Every year at this time, I reflect on the success and failures of the past year, and the opportunities of the year to come. It is also the time that I reflect on the recent introductions of new products and announced strategies from vendors to determine if they will create opportunity in the coming year.

For clarification, my views tend to be longer term since I don’t have quarterly public sales and profit goals to be met, and there are other very competent people in my organizations that routinely and beautifully take care of daily client operational issues. My team and our clients are looking to us to advise them on long term strategies. We have to filter through the promotions and messaging of vendors with specific interests and motives to see the benefits of offerings and how they meet the needs of clients. And that brings me to the point of this article. How do we see the future and create it in the context of our team’s capabilities and the resources available to us?

What Are The Needs And Opportunities?

First, it is clear that client needs in the short term change at a slower rate than the popular press would have you believe. Every new technology does not have to be adopted today, “because you’ll be at a competitive disadvantage if you don’t do it!” However, over the longer term, things change more rapidly than you might otherwise believe. For example, think back to 2005, 1995 or 1985 and the technology that you used to meet client needs at that time. Would you have thought that high speed communications, the use of the web or graphical computing would have come this far? As we approach the tablet five year anniversary, there is a dip in sales as initial demand has peaked and the business use case has stabilized. There is no new, driving applications to expand the use of tablets, but that doesn’t mean disruption can’t occur on a moment’s notice. Another example would be the lull in laptop and desktop sales volumes. There have been minimal compelling reasons to upgrade in the last 4-5 years. The same is true for most technologies.

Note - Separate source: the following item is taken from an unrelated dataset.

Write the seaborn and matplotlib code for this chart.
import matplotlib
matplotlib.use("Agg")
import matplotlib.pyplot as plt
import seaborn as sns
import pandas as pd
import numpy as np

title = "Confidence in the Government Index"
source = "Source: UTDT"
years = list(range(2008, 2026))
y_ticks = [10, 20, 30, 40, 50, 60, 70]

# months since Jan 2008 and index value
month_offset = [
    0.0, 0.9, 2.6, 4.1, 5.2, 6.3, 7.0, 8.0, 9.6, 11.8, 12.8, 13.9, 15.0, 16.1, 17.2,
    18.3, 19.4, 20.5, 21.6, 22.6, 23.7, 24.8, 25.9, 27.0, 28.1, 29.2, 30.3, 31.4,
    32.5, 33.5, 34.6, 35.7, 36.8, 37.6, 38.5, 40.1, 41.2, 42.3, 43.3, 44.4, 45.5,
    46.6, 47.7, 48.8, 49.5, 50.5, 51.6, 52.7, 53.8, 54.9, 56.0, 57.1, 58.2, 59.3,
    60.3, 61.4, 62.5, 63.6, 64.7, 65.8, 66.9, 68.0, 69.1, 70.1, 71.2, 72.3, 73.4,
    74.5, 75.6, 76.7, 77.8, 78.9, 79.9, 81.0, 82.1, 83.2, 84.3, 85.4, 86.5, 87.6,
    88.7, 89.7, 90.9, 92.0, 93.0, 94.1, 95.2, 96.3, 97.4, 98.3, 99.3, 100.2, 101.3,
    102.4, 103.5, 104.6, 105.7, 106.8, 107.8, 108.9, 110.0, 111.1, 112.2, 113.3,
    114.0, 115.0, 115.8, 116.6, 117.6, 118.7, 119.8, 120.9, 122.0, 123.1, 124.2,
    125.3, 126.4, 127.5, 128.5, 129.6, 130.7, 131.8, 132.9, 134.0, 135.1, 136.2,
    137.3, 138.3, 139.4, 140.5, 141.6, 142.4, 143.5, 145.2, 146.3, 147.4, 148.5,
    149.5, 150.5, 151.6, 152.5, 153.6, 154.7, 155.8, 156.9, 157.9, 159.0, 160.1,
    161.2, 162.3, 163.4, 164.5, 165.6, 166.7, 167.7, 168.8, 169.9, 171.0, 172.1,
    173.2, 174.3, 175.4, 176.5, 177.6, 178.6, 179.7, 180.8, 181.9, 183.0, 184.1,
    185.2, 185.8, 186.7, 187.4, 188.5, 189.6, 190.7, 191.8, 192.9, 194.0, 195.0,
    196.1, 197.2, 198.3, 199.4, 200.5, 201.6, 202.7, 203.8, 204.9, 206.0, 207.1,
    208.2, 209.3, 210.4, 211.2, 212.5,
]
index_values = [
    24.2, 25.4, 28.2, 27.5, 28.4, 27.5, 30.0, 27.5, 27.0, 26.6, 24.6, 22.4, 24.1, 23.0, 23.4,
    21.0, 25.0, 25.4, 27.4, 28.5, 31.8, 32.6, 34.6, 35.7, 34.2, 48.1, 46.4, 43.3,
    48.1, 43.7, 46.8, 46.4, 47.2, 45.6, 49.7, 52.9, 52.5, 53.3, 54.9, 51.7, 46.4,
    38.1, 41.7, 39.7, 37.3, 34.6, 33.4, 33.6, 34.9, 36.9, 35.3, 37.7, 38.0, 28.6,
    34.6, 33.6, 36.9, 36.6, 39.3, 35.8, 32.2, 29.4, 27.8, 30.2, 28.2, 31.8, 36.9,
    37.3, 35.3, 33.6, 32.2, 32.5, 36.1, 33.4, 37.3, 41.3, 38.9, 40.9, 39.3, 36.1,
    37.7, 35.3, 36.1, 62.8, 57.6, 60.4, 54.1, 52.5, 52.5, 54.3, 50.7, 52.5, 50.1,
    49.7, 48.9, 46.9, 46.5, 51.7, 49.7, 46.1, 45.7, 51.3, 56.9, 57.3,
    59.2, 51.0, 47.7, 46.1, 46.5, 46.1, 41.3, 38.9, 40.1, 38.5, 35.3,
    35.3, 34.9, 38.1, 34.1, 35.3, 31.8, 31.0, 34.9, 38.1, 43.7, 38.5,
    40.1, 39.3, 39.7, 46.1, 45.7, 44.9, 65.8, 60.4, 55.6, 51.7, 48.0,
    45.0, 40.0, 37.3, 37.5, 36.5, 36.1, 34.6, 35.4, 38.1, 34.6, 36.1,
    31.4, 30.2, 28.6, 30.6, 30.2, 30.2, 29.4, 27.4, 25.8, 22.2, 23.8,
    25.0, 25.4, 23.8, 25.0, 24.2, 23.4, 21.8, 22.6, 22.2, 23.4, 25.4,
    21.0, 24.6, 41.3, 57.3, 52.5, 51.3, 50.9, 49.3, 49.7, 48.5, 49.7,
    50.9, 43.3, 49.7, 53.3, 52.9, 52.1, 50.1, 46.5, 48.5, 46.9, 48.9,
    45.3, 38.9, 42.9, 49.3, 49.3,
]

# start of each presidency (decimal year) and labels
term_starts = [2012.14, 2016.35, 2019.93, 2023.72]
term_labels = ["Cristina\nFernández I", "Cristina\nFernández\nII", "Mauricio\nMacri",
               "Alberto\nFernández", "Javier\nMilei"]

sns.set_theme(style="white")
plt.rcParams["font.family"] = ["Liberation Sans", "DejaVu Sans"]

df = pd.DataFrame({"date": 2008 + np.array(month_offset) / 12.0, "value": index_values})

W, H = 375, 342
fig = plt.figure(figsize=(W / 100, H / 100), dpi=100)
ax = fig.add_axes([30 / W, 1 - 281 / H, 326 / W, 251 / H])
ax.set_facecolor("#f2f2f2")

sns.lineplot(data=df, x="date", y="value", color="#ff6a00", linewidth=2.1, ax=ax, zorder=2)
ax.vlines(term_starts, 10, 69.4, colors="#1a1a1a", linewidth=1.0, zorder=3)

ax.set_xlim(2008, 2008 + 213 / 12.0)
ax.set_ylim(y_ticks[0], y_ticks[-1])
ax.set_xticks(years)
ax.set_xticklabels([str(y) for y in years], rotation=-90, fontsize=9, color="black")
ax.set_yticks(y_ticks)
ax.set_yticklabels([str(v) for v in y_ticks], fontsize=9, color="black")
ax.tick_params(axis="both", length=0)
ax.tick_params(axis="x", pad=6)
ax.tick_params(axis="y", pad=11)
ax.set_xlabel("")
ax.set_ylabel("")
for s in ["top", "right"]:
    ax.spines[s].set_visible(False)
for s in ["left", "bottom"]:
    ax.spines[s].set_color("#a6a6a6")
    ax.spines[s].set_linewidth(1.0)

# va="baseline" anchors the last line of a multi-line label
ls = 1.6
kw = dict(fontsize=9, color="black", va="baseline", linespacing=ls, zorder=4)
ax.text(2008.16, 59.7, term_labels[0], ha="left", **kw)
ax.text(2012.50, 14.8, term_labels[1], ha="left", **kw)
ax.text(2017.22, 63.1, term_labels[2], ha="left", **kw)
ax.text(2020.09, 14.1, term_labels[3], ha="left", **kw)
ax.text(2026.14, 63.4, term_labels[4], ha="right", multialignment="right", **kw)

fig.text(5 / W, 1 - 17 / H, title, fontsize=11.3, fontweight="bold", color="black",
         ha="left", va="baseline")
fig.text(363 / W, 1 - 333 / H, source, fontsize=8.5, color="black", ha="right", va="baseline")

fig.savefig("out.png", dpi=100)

So, part of the challenge is that there are new applications and developments that occur all the time. Each one by itself might not be useful or effective, but when taken together with many other developments and applications, these can be assembled into a solution and client offering. For example, inexpensive high speed communications, plus a web browser, plus bigger, faster servers, plus virtualization, plus high performance storage area networks, plus databases, plus applications that take advantage of all of technologies equals Software as a Service offerings from vendors, and a collaborative accounting offering from your firm.

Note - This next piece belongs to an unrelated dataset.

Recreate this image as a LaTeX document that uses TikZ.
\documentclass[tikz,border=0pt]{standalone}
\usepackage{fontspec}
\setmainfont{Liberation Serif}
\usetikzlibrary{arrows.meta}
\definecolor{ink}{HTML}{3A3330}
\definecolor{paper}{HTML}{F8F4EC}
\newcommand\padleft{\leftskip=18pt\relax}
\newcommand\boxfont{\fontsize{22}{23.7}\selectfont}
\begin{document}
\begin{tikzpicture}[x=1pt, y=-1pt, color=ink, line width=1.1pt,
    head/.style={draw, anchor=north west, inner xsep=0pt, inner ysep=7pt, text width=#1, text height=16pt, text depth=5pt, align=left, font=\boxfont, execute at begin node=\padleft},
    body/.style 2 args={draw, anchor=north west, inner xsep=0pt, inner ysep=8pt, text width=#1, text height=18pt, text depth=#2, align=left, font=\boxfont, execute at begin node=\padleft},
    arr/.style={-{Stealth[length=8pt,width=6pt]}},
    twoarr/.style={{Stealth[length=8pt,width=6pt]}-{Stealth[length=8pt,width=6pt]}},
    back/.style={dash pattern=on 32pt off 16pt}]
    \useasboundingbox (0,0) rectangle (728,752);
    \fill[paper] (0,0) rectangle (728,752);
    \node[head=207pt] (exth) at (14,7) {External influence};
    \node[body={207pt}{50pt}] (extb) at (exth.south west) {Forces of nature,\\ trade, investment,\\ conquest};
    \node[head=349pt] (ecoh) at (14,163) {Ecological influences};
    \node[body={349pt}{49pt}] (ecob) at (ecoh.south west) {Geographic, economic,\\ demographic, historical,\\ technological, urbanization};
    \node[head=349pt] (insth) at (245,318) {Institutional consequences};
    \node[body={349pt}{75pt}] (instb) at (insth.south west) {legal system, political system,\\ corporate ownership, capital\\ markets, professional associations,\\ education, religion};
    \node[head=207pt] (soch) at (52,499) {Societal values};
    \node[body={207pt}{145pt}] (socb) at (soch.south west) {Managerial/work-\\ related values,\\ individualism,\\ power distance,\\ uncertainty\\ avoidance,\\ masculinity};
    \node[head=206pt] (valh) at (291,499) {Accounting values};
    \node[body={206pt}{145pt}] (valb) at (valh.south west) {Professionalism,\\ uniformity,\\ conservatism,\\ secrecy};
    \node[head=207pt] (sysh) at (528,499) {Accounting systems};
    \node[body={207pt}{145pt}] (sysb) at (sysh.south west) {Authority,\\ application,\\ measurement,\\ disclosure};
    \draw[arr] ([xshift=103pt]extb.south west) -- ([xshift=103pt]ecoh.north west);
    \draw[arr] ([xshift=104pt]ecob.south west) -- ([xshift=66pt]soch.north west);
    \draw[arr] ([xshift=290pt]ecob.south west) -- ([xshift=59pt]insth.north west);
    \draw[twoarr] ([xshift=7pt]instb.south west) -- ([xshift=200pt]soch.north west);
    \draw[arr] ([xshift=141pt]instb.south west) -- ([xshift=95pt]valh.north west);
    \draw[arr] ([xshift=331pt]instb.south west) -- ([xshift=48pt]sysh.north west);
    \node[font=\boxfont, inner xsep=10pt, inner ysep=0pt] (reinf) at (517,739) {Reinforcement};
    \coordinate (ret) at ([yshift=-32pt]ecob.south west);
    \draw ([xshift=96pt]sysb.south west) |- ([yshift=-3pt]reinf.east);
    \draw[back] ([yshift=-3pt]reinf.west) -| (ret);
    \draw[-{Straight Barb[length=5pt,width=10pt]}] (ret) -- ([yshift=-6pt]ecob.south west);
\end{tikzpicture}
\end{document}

Some authors are observing that we are in the middle of a third industrial revolution and experiencing the effects of radical change. These disruptive changes affect labor and productivity forcing jobs and tasks that used to exist, to no longer exist. For example, bank downloads are making data entry less common eliminating the data entry job. While we saw productivity gains of 25% between 1996 and 2004, the failure of technology recently to produce more productivity gains is known as the Solow paradox. This has been written about in academic journals and the popular press alike. So the question becomes, what is affecting your clients and your firm? How fast is this happening? Can you build a list of these issues? We think it is mandatory to create a new future for you and your clients. For example, some client facing issues could include:

  1. Low cost competitors are entering the market
  2. A business that used to be local or regional is now national or international
  3. Cost of entry to the business is low
  4. Techniques are available that eliminate all or part of the value add of the business
  5. Talent to perform the work doesn’t seem to be available
  6. Lack of internal controls
  7. Inconsistent or broken processes
  8. Lack of marketing expertise to leverage new media

How about for your firm? What does your list look like? Think about talent assessments, SWOT analysis, Ben Franklin lists and other techniques you have used for planning in the past. Some firm based issues could include:

  1. Talent shortages
  2. Expertise shortages from losing people to retirement
  3. Training needs including a lack of technology knowledge or business management expertise
  4. Desire to stay small, but economies of scale are needed to contain costs or obtain advanced tools
  5. Complexity is increasing, making some offerings unfeasible or not economically viable
  6. Lean Six Sigma could be used to improve processes
  7. Entering commodity businesses makes the firm compete with lower cost, lower expertise groups
  8. Certain business offerings create a conflict of interest

Finally, what technologies are providing an opportunity or need to be eliminated? Some examples here include:

  1. Use of mobile technology
  2. Bring Your Own Device
  3. Collaborative accounting
  4. Simplified payroll
  5. Forensic accounting
  6. Workflow
  7. Big data used for trend analysis
  8. Financial reporting and business analytics

These lists are not “the lists” to work from, but a starting point for you to create your own lists. Once you have a good vision of the needs and opportunities, then you can put these in combination to build a new firm offering.

For example, you determine that your team has pretty good workflow expertise because you have completed a Lean Six Sigma analysis of your firm’s processes. Further, you note that many of your clients have having procedural issues where a change could result in improvements in both client service and profitability. As a single engagement, or as an on-going advisory role as an outsourced CFO, you determine that you have the skills to apply workflow and financial reporting to your client’s processes and can measure these on a regular basis with Key Performance Indicators (KPIs). Eventually, you can find new business opportunities for the client by applying big data trend analysis. A small firm with the right expertise can become a deeply engaged advisor with clients using these techniques. The engagements can be enormously profitable and rewarding, typically without deadline pressures.

An Interesting Result

Choosing services that you can effectively provide with your team gives you a competitive differential for your clients. In most cases, choosing a service that allows you to perform the new services plus traditional compliance services ties the client to you more tightly. Further, you are providing greater value in areas that matter to the client most. The profitability, ease of running their business, and growing their business are all of high value to them, and should be a satisfying use of your accounting skills.

And yes, you can still do audit and tax compliance work if that is the most interesting, as long as others in the firm are providing advanced business advisory services. But wouldn’t it be great to have to figure out how to minimize the taxes from a wildly successful client rather than figuring out how to ramp it down because of a failure that could have been avoided?

If you take the right actions and create the right offerings, you can create a future for both you and your client that is interesting, profitable and rewarding.